0
votes

Things to know:

  • I'm using Solr 4.10.2 locally with Tomcat 8
  • My settings in Netbeans IDE are: Encoding: windows-1252 | PHP: 5.3 (need to be this way)
  • I'm using xampp 1.7.7 in Windows 7 x64
  • My server.xml file from Tomcat starts with <?xml version='1.0' encoding='utf-8'?>
  • My server.xml file from Tomcat have this URIEncoding="UTF-8" in connector tag
  • My php SolrPhpClient files are coded in UTF-8 without BOM

Situation:

When I'm searching in my web application with Solr, if I search for the word Diário, the Solr Url called is:

h**p://localhost:8080/solr/select?sort=score+desc&fq=%28searchfield%3A%28di%E1rio%29+OR+isbn%3A%28di%E1rio%29%29&wt=json&json.nl=map&q=%28searchfield%3A%28di%E1rio%29+OR+isbn%3A%28di%E1rio%29+OR+titulo%3A%28di%E1rio%29+OR+autor%3A%28di%E1rio%29+OR+editoraid%3A1%5E0.00001+OR+editoraid%3A2%5E0.00001+OR+editoraid%3A133%5E0.00001+val%3A%22ord%28ano%29%22%29+AND+status%3A%28active%29&start=0&rows=10

If I use urldecode() I get:

h**p://localhost:8080/solr/select?sort=score desc&fq=(searchfield:(diário) OR isbn:(diário))&wt=json&json.nl=map&q=(searchfield:(diário) OR isbn:(diário) OR titulo:(diário) OR autor:(diário) OR editoraid:1^0.00001 OR editoraid:2^0.00001 OR editoraid:133^0.00001 val:"ord(ano)") AND status:(active)&start=0&rows=10

Problem:

The problem is, off course, with Diário word.
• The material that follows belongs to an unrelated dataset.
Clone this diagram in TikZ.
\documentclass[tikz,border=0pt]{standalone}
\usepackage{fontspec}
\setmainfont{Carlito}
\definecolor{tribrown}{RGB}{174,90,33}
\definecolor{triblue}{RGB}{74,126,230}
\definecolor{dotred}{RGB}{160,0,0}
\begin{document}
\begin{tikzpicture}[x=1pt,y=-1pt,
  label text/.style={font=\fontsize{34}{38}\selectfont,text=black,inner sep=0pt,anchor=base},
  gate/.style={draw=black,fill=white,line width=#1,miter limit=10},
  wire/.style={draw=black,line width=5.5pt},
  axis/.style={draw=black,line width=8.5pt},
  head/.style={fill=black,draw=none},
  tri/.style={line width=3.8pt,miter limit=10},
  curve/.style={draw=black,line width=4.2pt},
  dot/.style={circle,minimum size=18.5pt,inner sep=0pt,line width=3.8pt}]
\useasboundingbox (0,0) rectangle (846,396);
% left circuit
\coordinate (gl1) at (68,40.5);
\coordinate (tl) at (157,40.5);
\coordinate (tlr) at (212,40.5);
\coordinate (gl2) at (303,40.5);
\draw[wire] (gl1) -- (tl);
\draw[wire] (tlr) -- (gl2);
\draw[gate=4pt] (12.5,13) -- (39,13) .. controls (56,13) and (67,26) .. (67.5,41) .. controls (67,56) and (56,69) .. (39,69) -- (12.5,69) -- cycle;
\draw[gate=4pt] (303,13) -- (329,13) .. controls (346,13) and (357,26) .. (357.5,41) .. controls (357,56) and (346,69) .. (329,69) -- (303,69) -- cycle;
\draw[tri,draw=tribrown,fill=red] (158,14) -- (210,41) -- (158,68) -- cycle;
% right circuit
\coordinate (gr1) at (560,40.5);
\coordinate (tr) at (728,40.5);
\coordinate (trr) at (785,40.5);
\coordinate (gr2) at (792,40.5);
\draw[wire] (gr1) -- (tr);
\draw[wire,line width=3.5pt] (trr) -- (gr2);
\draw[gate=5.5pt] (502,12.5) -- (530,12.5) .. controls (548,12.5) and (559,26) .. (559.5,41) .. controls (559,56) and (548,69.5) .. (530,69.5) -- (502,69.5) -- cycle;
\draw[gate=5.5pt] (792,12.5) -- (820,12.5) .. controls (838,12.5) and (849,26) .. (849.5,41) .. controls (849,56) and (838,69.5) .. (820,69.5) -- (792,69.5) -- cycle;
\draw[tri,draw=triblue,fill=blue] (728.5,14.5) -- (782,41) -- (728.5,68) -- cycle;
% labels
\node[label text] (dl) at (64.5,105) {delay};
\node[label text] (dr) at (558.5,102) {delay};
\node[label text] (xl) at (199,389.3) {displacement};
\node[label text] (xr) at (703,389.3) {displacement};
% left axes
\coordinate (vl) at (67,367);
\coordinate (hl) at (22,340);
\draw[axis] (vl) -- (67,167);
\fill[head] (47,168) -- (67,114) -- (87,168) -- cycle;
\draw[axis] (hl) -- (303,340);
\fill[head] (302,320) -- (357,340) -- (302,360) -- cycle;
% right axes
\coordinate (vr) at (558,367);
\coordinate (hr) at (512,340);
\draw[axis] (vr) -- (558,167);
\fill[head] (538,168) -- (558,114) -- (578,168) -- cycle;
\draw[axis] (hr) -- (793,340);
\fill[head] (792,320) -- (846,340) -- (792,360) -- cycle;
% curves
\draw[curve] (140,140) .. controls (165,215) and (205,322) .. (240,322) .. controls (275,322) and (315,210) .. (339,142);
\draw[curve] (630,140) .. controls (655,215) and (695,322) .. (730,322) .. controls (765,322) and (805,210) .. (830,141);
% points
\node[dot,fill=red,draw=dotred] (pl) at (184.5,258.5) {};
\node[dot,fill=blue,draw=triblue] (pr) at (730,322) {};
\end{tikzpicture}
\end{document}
I have try insert directly on my browser this two querys:

The first one give me an error: HTTP Status 400 - {msg=URLDecoder: Invalid character encoding detected after position 18 of query string / form data (while parsing as UTF-8),code=400}

If I use the second one it works like a charm!
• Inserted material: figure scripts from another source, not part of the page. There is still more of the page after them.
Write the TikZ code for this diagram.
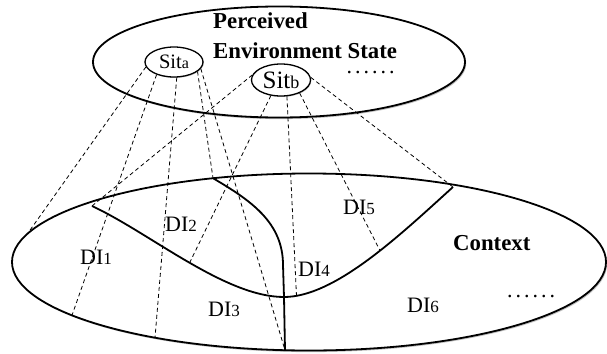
\documentclass[tikz,border=0pt]{standalone}
\usepackage{fontspec}
\setmainfont{Liberation Serif}
\usetikzlibrary{shapes.geometric,shadows}
\newcommand\fsz[1]{\fontsize{#1}{#1}\selectfont}
\newcommand\sixdots{.\kern3pt.\kern3pt.\kern3pt.\kern3pt.\kern3pt.}
\begin{document}
\begin{tikzpicture}[x=1pt,y=-1pt,
  bigell/.style={draw,line width=1.8pt,fill=white,
    drop shadow={shadow xshift=1.2pt,shadow yshift=-1.6pt,fill=black,opacity=0.25}},
  sitell/.style={ellipse,draw,line width=1.3pt,fill=white,inner sep=0pt,
    drop shadow={shadow xshift=0.8pt,shadow yshift=-1pt,fill=black,opacity=0.2}},
  dline/.style={line width=0.8pt,dash pattern=on 4pt off 3pt},
  region/.style={line width=1.8pt},
  lbl/.style={inner sep=0pt,anchor=base west,font=\fsz{22}},
  title/.style={inner sep=0pt,anchor=base west,font=\fsz{22.8}\bfseries},
]
\useasboundingbox (0,0) rectangle (607,353);
% big ellipses
\draw[bigell] (309,262) ellipse [x radius=297pt, y radius=88.5pt];
\draw[bigell] (279,62) ellipse [x radius=186pt, y radius=55.5pt];
% situation nodes
\node[sitell,minimum width=58pt,minimum height=30pt] (sa) at (174,62) {\fsz{20.5}Sit{\fsz{16}a}};
\node[sitell,minimum width=59pt,minimum height=32pt] (sb) at (281,80) {\fsz{25}Sit{\fsz{18}b}};
% key points
\coordinate (A) at (92,206);
\coordinate (B) at (453,187);
\coordinate (C) at (213,178.2);
\coordinate (J) at (284,297);
\coordinate (D) at (285,350.2);
\coordinate (e1) at (28,233);
\coordinate (e2) at (72,315.3);
\coordinate (e3) at (155,337.7);
% region boundaries
\draw[region] (A) .. controls (150,233) and (225,297) .. coordinate[pos=0.51] (c1) (J)
  .. controls (335,297) and (400,235) .. coordinate[pos=0.08] (c2) coordinate[pos=0.57] (c3) (B);
\draw[region] (C) .. controls (250,200) and (283,222) .. (283,265) -- (J) -- (D);
% mapping lines
\draw[dline] (sa.190) -- (e1);
\draw[dline] (sa.216) -- (e2);
\draw[dline] (sa.280) -- (e3);
\draw[dline] (sa.-22) -- (C);
\draw[dline] (sa.-14) -- (D);
\draw[dline] (sb.170) -- (A);
\draw[dline] (sb.237) -- (c1);
\draw[dline] (sb.290) -- (c2);
\draw[dline] (sb.-35) -- (c3);
\draw[dline] (sb.5) -- (B);
% texts
\node[title] (pes1) at (213,28.5) {Perceived};
\node[title] (pes2) at (213,59) {Environment State};
\node[title] (ctx) at (453,250) {Context};
\node[lbl] (dots1) at (346.5,73.5) {\sixdots};
\node[lbl] (dots2) at (507,297) {\sixdots};
\node[lbl] (di1) at (80,264) {DI{\fsz{17}1}};
\node[lbl] (di2) at (165,231) {DI{\fsz{17}2}};
\node[lbl] (di3) at (208,316) {DI{\fsz{17}3}};
\node[lbl] (di4) at (298,276) {DI{\fsz{17}4}};
\node[lbl] (di5) at (343,214) {DI{\fsz{17}5}};
\node[lbl] (di6) at (407,312) {DI{\fsz{17}6}};
\end{tikzpicture}
\end{document}
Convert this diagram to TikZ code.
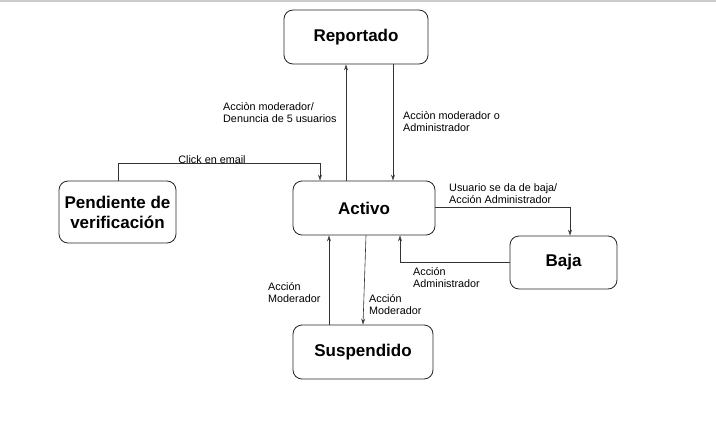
\documentclass[tikz,border=0pt]{standalone}
\usepackage{fontspec}
\setmainfont{Liberation Sans}
\usetikzlibrary{arrows.meta}
\begin{document}
\begin{tikzpicture}[x=1pt,y=-1pt,
  state/.style={draw=black!85, line width=0.8pt, rounded corners=9pt, minimum height=54pt, align=center, font=\fontsize{17}{20}\selectfont\bfseries, inner sep=2pt},
  lbl/.style={font=\fontsize{10.8}{12.5}\selectfont, align=left, anchor=north west, inner sep=0pt},
  conn/.style={draw=black!80, line width=0.6pt, -{Stealth[length=6pt,width=4pt,open]}}]
\useasboundingbox (0,0) rectangle (716,442);
\fill[white] (0,0) rectangle (716,442);
\draw[black!20, line width=1.5pt] (0,0.75) -- (716,0.75);
\node[state, minimum width=144pt] (rep) at (356,37) {Reportado};
\node[state, minimum width=142pt] (act) at (364,208) {Activo};
\node[state, minimum width=117pt, minimum height=62pt] (pen) at (117.5,212) {Pendiente de\\verificación};
\node[state, minimum width=107pt, minimum height=53pt] (baja) at (563.5,262.5) {Baja};
\node[state, minimum width=140pt] (sus) at (363,352) {Suspendido};
% Activo -> Reportado
\draw[conn] (act.north -| 346,0) -- (rep.south -| 346,0);
\node[lbl] at (223,102) {Acciòn moderador/\\Denuncia de 5 usuarios};
% Reportado -> Activo
\draw[conn] (rep.south -| 393,0) -- (act.north -| 393,0);
\node[lbl] at (403,111) {Acciòn moderador o\\Administrador};
% Pendiente -> Activo
\draw[conn] (pen.north -| 118,0) -- (118,163) -- (320,163) -- (act.north -| 320,0);
\node[lbl, anchor=south] at (212,163.5) {Click en email};
% Activo -> Baja
\draw[conn] (act.east |- 0,207) -- (570,207) -- (baja.north -| 570,0);
\node[lbl] at (449,183) {Usuario se da de baja/\\Acción Administrador};
% Baja -> Activo
\draw[conn] (baja.west |- 0,262) -- (400,262) -- (act.south -| 400,0);
\node[lbl] at (413,267) {Acción\\Administrador};
% Suspendido -> Activo
\draw[conn] (sus.north -| 329,0) -- (act.south -| 329,0);
\node[lbl] at (268,282) {Acción\\Moderador};
% Activo -> Suspendido
\draw[conn] (act.south -| 366,0) -- (sus.north -| 363,0);
\node[lbl] at (369,294) {Acción\\Moderador};
\end{tikzpicture}
\end{document}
I have already saw, with mb_detect_encoding() function and I'm supposedly sent all it utf-8 encoding.

Why is SolrPhpClient using something like urlencode() but then it can't decode it?

Can anyone help with this one?

Thank you in advance.

Best regards,

Marcelo

1
Did you try adding URIEncoding="UTF-8" to Connector definition in tomcat's server.xmledigu
Hi, yes, I have something like <Connector port="8080" protocol="HTTP/1.1" connectionTimeout="20000" redirectPort="8443" URIEncoding="UTF-8" /> Still the same error message.lmarcelocc
It seems like a client library related problem. You may want to try Solarium: github.com/basdenooijer/solariumedigu
Hi foozy, I have tried PECL solr to and the same happen, have read about Solarium but first I try the MatsLindh solution and it works. Thanks for your time/help.lmarcelocc

1 Answers

1
votes

As you say, you're using windows-1252 as the encoding, and the submitted data is in windows-1252. You'll have to convert it to UTF-8 (through iconv, for example: iconv("cp1252", "utf-8", $text)) before querying or inserting it into Solr.

The encoding of your source files won't affect the encoding of the data in your application, and unless you're working with UTF-8 when interfacing with Solr, you're going to run into issue all over the place. Convert it to UTF-8 when submitting and querying Solr, and convert it back to cp1252 when it arrives back into your app if needed.